In the Caribbean, the ever-present influence of fundamentalist Christian attitudes has shaped societies in which discussions around issues related to sexuality are often met with resistance, or vehement opposition. Culturally, we have come to think of sex and sexuality as taboo issues; thereby denying large sections of the population access to well-rounded information; and to the presence of safe spaces in which we can address the feelings, challenges, joys and questions that may arise from our varied experiences as sexual beings. This is particularly problematic when we consider issues such as adolescent sexuality.
The risks related to adolescent sexuality have over the years become more apparent. In the case of Jamaica, recent research has highlighted how potentially volatile the sexual landscape is for adolescents. Factors such as early sexual activity are exacerbated by insufficient relevant information; understaffed health care services and negative cultural attitudes to the provision of sexual education to children and adolescents. These and other factors collectively work to compromise young people's development of skills that will enable them to avoid risky situations.

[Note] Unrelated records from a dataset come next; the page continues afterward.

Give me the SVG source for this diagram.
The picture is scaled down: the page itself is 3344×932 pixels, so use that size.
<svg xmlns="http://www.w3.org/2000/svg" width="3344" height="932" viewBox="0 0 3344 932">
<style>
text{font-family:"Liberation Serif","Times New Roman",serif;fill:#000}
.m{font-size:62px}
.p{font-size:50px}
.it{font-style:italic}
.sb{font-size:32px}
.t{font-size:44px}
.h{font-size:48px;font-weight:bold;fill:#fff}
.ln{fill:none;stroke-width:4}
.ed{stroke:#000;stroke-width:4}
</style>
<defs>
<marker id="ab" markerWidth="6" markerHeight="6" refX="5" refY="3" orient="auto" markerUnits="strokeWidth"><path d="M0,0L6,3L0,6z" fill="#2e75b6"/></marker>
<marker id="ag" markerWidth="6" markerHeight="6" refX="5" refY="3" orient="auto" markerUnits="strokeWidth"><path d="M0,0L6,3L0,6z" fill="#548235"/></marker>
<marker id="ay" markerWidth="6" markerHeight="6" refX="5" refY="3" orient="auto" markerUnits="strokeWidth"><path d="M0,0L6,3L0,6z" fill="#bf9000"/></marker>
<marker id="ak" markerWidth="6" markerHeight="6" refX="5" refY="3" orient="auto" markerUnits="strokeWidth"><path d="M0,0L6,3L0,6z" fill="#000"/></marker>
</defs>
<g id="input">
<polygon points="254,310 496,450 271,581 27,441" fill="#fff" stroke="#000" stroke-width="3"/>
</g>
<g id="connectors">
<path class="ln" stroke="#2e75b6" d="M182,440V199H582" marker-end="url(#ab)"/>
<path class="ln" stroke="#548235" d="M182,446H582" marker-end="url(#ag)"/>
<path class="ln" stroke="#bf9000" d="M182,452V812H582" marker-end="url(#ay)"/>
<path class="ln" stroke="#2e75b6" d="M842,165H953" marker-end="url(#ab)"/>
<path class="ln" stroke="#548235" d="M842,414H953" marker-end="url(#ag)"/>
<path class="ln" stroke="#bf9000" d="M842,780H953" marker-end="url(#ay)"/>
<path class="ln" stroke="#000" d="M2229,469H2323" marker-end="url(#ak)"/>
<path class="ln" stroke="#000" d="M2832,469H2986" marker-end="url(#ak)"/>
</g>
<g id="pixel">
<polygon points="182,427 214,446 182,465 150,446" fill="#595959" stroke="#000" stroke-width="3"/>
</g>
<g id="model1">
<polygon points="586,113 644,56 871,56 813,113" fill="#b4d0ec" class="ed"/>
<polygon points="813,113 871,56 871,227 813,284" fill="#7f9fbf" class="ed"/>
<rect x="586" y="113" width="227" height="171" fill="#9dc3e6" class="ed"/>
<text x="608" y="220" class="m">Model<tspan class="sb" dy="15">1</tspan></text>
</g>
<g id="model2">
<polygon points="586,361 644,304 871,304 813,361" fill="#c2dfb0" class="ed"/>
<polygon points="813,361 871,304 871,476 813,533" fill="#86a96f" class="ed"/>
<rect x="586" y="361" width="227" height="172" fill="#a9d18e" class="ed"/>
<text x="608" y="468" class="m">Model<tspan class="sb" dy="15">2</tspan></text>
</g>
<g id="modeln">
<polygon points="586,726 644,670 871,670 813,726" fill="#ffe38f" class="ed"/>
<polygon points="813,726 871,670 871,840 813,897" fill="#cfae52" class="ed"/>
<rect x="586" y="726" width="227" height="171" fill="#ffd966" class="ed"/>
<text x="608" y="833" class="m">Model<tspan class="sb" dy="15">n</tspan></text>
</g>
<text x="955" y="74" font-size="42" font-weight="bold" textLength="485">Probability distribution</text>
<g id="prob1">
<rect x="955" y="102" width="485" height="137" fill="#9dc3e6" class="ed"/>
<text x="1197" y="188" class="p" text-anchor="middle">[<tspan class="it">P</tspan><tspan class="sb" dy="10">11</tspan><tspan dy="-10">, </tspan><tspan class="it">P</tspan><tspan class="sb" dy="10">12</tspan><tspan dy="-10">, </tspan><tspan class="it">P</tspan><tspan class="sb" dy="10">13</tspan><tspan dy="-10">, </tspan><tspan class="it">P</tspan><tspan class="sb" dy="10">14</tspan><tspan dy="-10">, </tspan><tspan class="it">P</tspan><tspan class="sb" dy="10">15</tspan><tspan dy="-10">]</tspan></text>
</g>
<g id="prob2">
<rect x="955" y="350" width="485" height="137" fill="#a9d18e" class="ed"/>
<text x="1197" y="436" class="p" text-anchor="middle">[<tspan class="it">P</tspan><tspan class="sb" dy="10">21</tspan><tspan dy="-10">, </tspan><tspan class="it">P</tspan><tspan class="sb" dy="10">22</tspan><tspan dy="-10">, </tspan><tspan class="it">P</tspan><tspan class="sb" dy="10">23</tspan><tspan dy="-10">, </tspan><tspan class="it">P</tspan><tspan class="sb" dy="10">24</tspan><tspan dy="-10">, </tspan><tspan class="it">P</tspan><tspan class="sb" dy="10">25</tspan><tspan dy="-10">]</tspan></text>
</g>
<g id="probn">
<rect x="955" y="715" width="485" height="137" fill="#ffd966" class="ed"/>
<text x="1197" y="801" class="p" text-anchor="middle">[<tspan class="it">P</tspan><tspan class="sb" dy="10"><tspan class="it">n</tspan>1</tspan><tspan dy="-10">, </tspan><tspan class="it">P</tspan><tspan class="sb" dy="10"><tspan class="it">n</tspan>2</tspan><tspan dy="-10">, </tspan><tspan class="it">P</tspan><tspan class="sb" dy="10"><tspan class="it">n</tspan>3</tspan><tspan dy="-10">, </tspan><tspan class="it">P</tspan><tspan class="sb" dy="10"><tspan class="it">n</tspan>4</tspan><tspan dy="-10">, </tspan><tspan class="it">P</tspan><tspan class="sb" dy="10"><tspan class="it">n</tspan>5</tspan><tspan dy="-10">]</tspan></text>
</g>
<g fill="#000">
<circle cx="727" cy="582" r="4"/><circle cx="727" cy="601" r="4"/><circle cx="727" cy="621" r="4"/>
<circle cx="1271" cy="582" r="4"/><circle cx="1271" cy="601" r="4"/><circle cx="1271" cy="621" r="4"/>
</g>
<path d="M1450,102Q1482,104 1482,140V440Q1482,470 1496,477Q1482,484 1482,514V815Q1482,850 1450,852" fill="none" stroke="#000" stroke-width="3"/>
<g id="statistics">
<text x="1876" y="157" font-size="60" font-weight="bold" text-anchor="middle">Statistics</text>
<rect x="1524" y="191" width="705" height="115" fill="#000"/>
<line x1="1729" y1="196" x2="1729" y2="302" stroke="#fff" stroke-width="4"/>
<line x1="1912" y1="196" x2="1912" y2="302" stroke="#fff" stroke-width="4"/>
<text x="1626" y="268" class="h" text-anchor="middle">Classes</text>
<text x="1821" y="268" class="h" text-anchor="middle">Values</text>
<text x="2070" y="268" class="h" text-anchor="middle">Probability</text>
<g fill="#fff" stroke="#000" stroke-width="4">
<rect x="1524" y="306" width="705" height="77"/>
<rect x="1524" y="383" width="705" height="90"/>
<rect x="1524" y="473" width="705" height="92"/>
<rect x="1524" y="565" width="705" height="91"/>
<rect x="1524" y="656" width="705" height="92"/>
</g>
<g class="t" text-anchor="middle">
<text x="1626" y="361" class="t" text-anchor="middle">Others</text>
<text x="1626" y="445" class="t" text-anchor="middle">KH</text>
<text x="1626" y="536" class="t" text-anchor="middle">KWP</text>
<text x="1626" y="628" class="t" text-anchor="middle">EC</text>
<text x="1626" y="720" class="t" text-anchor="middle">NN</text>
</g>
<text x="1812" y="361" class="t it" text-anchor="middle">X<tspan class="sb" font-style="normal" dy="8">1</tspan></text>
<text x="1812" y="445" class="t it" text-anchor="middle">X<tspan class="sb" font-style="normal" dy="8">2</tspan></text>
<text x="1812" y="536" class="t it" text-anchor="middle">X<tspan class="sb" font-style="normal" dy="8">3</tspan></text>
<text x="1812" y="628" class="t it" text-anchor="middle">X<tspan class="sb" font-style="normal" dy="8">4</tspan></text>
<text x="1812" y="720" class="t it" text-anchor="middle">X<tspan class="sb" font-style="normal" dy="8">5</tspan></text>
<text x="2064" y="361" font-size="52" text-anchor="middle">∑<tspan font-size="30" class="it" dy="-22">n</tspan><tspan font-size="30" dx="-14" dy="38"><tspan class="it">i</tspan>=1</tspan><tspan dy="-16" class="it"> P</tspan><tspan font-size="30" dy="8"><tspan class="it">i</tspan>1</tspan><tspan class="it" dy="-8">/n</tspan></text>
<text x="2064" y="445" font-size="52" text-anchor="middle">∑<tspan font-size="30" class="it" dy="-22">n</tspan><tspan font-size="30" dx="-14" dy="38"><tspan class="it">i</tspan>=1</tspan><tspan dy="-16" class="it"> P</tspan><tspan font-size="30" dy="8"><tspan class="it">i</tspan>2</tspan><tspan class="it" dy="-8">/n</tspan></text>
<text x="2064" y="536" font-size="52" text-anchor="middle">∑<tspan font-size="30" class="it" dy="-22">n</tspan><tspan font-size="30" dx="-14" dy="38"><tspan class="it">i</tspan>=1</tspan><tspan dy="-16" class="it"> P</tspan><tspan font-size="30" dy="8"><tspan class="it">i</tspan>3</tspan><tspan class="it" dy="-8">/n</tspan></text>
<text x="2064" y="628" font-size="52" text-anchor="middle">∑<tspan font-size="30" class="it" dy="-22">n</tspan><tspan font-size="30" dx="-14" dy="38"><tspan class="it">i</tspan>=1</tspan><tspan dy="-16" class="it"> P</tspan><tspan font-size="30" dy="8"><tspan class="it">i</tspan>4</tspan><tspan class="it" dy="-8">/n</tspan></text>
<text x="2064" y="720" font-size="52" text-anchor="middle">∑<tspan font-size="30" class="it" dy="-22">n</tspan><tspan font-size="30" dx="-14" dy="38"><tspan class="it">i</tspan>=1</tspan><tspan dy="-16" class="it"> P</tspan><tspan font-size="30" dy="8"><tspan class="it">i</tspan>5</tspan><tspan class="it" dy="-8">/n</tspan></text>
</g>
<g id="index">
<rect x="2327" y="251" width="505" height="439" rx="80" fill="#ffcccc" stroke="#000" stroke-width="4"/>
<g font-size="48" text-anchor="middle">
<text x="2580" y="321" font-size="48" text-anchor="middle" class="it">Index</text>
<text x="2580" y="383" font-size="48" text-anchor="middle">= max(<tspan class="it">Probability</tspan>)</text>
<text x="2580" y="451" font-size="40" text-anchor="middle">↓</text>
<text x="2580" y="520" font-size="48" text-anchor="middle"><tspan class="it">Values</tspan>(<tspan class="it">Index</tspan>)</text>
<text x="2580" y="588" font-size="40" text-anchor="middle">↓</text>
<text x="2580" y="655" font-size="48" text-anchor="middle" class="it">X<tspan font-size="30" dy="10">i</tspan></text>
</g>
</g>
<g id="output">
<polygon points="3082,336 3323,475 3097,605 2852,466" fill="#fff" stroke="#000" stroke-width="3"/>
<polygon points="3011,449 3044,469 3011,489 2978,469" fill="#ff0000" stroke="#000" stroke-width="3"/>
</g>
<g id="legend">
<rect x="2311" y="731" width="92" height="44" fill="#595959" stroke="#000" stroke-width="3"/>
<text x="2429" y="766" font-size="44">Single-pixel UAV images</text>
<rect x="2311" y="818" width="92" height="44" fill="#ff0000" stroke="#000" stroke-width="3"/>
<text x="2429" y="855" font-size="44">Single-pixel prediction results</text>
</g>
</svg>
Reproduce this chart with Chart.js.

In the face of this ever-changing sexual environment, the Jamaican government has made moves that could lead to the creation of safe spaces in which adolescents can openly receive sexual health education. Programmes and policies such as the revised National Youth Policy (2004, PDF), the National HIV/AIDS Policy (PDF) and the Jamaica's Solution to Youth Lifestyle and Empowerment (JA-STYLE) program have collectively sought to place emphasis on youth-focussed issues, assist youth-oriented non-governmental organizations with capacity-building, increase youth participation in the national HIV/AIDS response and to improve health services for young people.
Central to these and other programmes geared towards the development of healthy adolescents, and by extension healthy adults, must be the fostering of positive attitudes to, and understandings of, sexuality. This fact, should lead us to ask some of the following questions: "What would constitute healthy adolescent sexuality?" and ultimately "what actions can we take towards the development of healthy adolescent sexuality?"
The idea of "healthy adolescent sexuality" is itself an anathema for many. One of the socio-cultural ideologies holds that exposing children to information about sex will inevitably lead them to engage in unchecked sexual activity. In the text, "The Adolescents of Urban St. Catherine: A Study of their Reproductive Health and Survivability" (2004), health care personnel reported the persistence of "old-fashionedness, denial and hypocrisy in the society" as one of the major challenges faced in their provision of sexual education services.
In addition, students themselves recounted the opposition met by pharmacists when trying to purchase condoms, a challenge which reportedly forced some of them to buy condoms in corner shops—many of which stored the condoms in conditions that would compromise their effectiveness. The inherent danger in this denial becomes evident in the case of one teenage male who, having used a plastic bag as a condom stated, "Me nah mek de pussy pass me, and me nah catch no AIDS".
The unwavering belief in the abstinence-only approach to the sexual health of adolescents is a dangerous one. When we allow personal and religious beliefs to unquestioningly shape the ways in which we speak and listen to young people, there is the potential for key messages to be lost. A large number of adolescents are having sex. This is a fact. How will we choose to deal with this reality? Sticking our heads in the sand, criticising attempts to educate them honestly, or berating their actions does little to provide them with the tools that can save their lives.
By focusing solely on the negative outcomes of adolescent sexuality, we reinforce the idea that it is inherently pathological. We need to reconstruct the ways in which we perceive adolescent sexuality, seeing it instead as a normal and potentially powerful part of teenagers' lives—so long as they are provided with the tools to manage their changing bodies, and to negotiate within the sexual arena. By creating environments in which we help to educate teenagers honestly we will help them to empower themselves to make wise sexual decisions.